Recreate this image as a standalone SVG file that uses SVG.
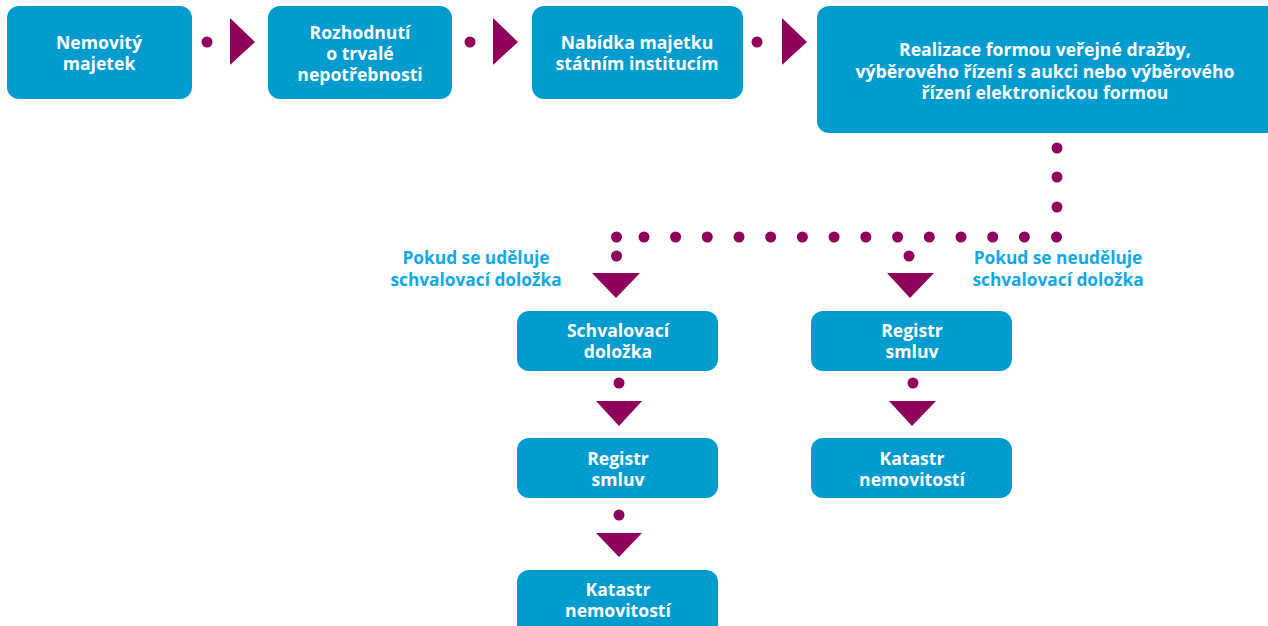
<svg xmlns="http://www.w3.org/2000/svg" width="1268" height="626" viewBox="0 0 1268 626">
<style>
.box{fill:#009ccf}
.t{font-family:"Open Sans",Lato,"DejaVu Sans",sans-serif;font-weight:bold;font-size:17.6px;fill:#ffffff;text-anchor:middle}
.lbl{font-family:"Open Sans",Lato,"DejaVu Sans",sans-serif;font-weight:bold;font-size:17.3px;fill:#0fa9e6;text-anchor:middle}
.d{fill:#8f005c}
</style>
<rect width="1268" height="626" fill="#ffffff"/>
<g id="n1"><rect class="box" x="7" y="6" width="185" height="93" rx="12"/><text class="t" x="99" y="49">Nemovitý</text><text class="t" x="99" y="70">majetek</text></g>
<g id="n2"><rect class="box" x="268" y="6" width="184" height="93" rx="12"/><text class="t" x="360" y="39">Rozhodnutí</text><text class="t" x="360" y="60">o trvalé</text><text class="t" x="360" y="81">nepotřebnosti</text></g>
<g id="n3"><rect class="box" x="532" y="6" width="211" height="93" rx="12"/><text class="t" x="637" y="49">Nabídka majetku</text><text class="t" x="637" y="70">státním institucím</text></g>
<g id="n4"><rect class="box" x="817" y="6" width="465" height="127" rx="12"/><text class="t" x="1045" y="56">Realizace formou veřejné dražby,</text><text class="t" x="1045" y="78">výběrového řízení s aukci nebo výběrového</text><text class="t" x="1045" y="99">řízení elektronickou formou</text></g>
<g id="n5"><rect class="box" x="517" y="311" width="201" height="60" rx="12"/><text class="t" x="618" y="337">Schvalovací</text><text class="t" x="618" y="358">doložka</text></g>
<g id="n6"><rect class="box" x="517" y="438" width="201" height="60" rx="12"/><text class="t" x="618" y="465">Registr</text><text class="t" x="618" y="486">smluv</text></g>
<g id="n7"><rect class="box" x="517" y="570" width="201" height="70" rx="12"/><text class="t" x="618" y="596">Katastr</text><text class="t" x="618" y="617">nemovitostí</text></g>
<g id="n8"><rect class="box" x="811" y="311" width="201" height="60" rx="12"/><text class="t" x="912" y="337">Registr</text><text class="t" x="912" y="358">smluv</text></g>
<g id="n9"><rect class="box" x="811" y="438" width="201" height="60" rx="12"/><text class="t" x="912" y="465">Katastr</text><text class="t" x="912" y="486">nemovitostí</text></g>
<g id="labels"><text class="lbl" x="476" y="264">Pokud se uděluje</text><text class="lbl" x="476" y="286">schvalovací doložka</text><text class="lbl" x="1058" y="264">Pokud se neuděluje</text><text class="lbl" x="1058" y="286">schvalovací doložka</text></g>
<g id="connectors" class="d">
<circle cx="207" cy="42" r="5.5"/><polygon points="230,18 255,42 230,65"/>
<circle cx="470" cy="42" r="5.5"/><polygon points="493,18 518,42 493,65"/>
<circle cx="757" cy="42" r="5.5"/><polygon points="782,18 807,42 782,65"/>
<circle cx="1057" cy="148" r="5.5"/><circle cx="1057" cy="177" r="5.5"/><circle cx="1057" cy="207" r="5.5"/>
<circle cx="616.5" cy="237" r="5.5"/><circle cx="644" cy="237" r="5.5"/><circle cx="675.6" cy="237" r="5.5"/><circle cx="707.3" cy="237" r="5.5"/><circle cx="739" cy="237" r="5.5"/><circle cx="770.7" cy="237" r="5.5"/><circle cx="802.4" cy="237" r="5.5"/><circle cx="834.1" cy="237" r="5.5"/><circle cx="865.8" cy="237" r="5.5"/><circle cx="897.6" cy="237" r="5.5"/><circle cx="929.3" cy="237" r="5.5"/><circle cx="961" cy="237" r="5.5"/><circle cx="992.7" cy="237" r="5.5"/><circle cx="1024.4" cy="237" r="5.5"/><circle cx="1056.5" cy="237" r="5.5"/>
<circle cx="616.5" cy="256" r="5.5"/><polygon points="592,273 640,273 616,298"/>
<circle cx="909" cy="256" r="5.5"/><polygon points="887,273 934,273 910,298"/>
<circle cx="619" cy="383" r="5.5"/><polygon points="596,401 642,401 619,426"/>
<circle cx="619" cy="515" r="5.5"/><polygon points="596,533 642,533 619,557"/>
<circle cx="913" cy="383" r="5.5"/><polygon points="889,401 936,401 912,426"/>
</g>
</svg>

· · · ·

◆ **WHAT NEEDS TO BE DONE**
Repeat the material above word for word and skip every image in it.

◆ **RESULT OF THE EXERCISE**
Recreate this image as a standalone SVG file that uses SVG.
<svg xmlns="http://www.w3.org/2000/svg" width="1268" height="626" viewBox="0 0 1268 626">
<style>
.box{fill:#009ccf}
.t{font-family:"Open Sans",Lato,"DejaVu Sans",sans-serif;font-weight:bold;font-size:17.6px;fill:#ffffff;text-anchor:middle}
.lbl{font-family:"Open Sans",Lato,"DejaVu Sans",sans-serif;font-weight:bold;font-size:17.3px;fill:#0fa9e6;text-anchor:middle}
.d{fill:#8f005c}
</style>
<rect width="1268" height="626" fill="#ffffff"/>
<g id="n1"><rect class="box" x="7" y="6" width="185" height="93" rx="12"/><text class="t" x="99" y="49">Nemovitý</text><text class="t" x="99" y="70">majetek</text></g>
<g id="n2"><rect class="box" x="268" y="6" width="184" height="93" rx="12"/><text class="t" x="360" y="39">Rozhodnutí</text><text class="t" x="360" y="60">o trvalé</text><text class="t" x="360" y="81">nepotřebnosti</text></g>
<g id="n3"><rect class="box" x="532" y="6" width="211" height="93" rx="12"/><text class="t" x="637" y="49">Nabídka majetku</text><text class="t" x="637" y="70">státním institucím</text></g>
<g id="n4"><rect class="box" x="817" y="6" width="465" height="127" rx="12"/><text class="t" x="1045" y="56">Realizace formou veřejné dražby,</text><text class="t" x="1045" y="78">výběrového řízení s aukci nebo výběrového</text><text class="t" x="1045" y="99">řízení elektronickou formou</text></g>
<g id="n5"><rect class="box" x="517" y="311" width="201" height="60" rx="12"/><text class="t" x="618" y="337">Schvalovací</text><text class="t" x="618" y="358">doložka</text></g>
<g id="n6"><rect class="box" x="517" y="438" width="201" height="60" rx="12"/><text class="t" x="618" y="465">Registr</text><text class="t" x="618" y="486">smluv</text></g>
<g id="n7"><rect class="box" x="517" y="570" width="201" height="70" rx="12"/><text class="t" x="618" y="596">Katastr</text><text class="t" x="618" y="617">nemovitostí</text></g>
<g id="n8"><rect class="box" x="811" y="311" width="201" height="60" rx="12"/><text class="t" x="912" y="337">Registr</text><text class="t" x="912" y="358">smluv</text></g>
<g id="n9"><rect class="box" x="811" y="438" width="201" height="60" rx="12"/><text class="t" x="912" y="465">Katastr</text><text class="t" x="912" y="486">nemovitostí</text></g>
<g id="labels"><text class="lbl" x="476" y="264">Pokud se uděluje</text><text class="lbl" x="476" y="286">schvalovací doložka</text><text class="lbl" x="1058" y="264">Pokud se neuděluje</text><text class="lbl" x="1058" y="286">schvalovací doložka</text></g>
<g id="connectors" class="d">
<circle cx="207" cy="42" r="5.5"/><polygon points="230,18 255,42 230,65"/>
<circle cx="470" cy="42" r="5.5"/><polygon points="493,18 518,42 493,65"/>
<circle cx="757" cy="42" r="5.5"/><polygon points="782,18 807,42 782,65"/>
<circle cx="1057" cy="148" r="5.5"/><circle cx="1057" cy="177" r="5.5"/><circle cx="1057" cy="207" r="5.5"/>
<circle cx="616.5" cy="237" r="5.5"/><circle cx="644" cy="237" r="5.5"/><circle cx="675.6" cy="237" r="5.5"/><circle cx="707.3" cy="237" r="5.5"/><circle cx="739" cy="237" r="5.5"/><circle cx="770.7" cy="237" r="5.5"/><circle cx="802.4" cy="237" r="5.5"/><circle cx="834.1" cy="237" r="5.5"/><circle cx="865.8" cy="237" r="5.5"/><circle cx="897.6" cy="237" r="5.5"/><circle cx="929.3" cy="237" r="5.5"/><circle cx="961" cy="237" r="5.5"/><circle cx="992.7" cy="237" r="5.5"/><circle cx="1024.4" cy="237" r="5.5"/><circle cx="1056.5" cy="237" r="5.5"/>
<circle cx="616.5" cy="256" r="5.5"/><polygon points="592,273 640,273 616,298"/>
<circle cx="909" cy="256" r="5.5"/><polygon points="887,273 934,273 910,298"/>
<circle cx="619" cy="383" r="5.5"/><polygon points="596,401 642,401 619,426"/>
<circle cx="619" cy="515" r="5.5"/><polygon points="596,533 642,533 619,557"/>
<circle cx="913" cy="383" r="5.5"/><polygon points="889,401 936,401 912,426"/>
</g>
</svg>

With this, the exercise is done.